Observation 2: The surprise of self-esteem
The process of pulling away from these thoughts was like trying to pull a rabbit backwards out of its warren. I had already started launching in to replaying a dialogue with someone, going deeper in to the feelings, my body reacting as if I was there, uncomfortable, trying to distract myself and wanting to stop. After I pulled away, I felt myself in the room, the vibration of my voice and was shocked by the accompanying message. I’m leaving this alone so ‘I must be more important than this thought’. I felt an increased sense of care for myself in the present. I felt calmer and emotionally regulated.
Observation 3: A parallel process of self-regulation in real life.
Often in real life when a distressing thought occurs, the failure to pull away from it, causes a spiral of negative emotion such as anxiety or anger that can drain me psychologically and causes physiological reactions which reinforces their influence. Self-regulation; returning to a state of feeling calm and present often comes through distraction – watching Netflix, playing candy crush, or maybe having a joint. But what meditation is teaching me is that I can centre my mind at any point if I develop the ability. Exercising the ‘muscle’ of self-regulation through meditation is empowering; for me its not so much about remaining clear headed at all times but more about knowing what pulls me in, that I can pull away and that I can support myself emotionally by doing so.
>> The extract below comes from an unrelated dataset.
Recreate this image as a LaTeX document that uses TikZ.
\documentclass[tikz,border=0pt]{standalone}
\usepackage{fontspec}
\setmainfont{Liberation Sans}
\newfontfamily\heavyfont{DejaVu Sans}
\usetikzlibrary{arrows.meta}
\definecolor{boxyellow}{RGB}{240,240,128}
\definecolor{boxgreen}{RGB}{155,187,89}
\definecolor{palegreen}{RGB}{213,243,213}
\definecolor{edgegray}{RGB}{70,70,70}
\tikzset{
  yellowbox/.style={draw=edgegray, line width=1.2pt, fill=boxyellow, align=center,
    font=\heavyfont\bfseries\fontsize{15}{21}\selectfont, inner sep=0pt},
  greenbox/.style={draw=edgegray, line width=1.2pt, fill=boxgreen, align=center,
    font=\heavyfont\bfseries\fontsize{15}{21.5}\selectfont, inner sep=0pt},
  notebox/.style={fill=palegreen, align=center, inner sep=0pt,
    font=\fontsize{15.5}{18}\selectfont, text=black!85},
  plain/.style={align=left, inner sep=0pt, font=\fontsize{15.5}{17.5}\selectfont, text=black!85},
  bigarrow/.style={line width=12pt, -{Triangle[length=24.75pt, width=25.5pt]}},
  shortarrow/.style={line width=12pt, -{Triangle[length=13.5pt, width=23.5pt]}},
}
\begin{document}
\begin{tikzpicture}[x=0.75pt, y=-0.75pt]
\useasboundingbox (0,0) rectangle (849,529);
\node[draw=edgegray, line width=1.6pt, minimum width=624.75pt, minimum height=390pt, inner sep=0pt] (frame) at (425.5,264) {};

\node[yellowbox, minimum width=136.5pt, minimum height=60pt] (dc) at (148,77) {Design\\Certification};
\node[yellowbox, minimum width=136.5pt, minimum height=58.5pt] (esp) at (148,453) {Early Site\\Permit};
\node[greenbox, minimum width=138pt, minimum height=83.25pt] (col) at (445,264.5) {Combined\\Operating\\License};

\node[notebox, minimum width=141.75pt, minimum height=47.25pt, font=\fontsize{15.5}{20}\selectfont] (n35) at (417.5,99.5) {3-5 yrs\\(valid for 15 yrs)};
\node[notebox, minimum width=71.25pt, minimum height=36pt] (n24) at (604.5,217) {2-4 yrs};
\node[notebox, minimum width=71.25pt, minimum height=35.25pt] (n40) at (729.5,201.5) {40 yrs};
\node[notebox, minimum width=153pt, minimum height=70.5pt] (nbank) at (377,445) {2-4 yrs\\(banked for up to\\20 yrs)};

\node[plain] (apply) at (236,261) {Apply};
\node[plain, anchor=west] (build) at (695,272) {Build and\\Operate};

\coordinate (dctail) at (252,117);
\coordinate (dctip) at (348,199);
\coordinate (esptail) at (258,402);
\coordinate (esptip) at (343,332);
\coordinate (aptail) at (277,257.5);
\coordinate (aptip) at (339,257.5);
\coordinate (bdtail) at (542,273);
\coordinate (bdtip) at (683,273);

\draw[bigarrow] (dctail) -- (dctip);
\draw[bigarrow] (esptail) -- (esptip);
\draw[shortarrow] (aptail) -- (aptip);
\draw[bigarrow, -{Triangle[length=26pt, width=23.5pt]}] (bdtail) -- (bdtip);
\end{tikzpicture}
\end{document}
If I can apply this to real life it could save me hours of distraction! Perhaps, when school children get in to trouble, they are also hooked by their emotions and are learning self-regulation through mentally walking away. I carried my experience the following day feeling more assured that I don’t have to go down that rabbit hole when a thought occurs. I’m now hooked on creating a healthy mind through meditation – what a simple, powerful tool!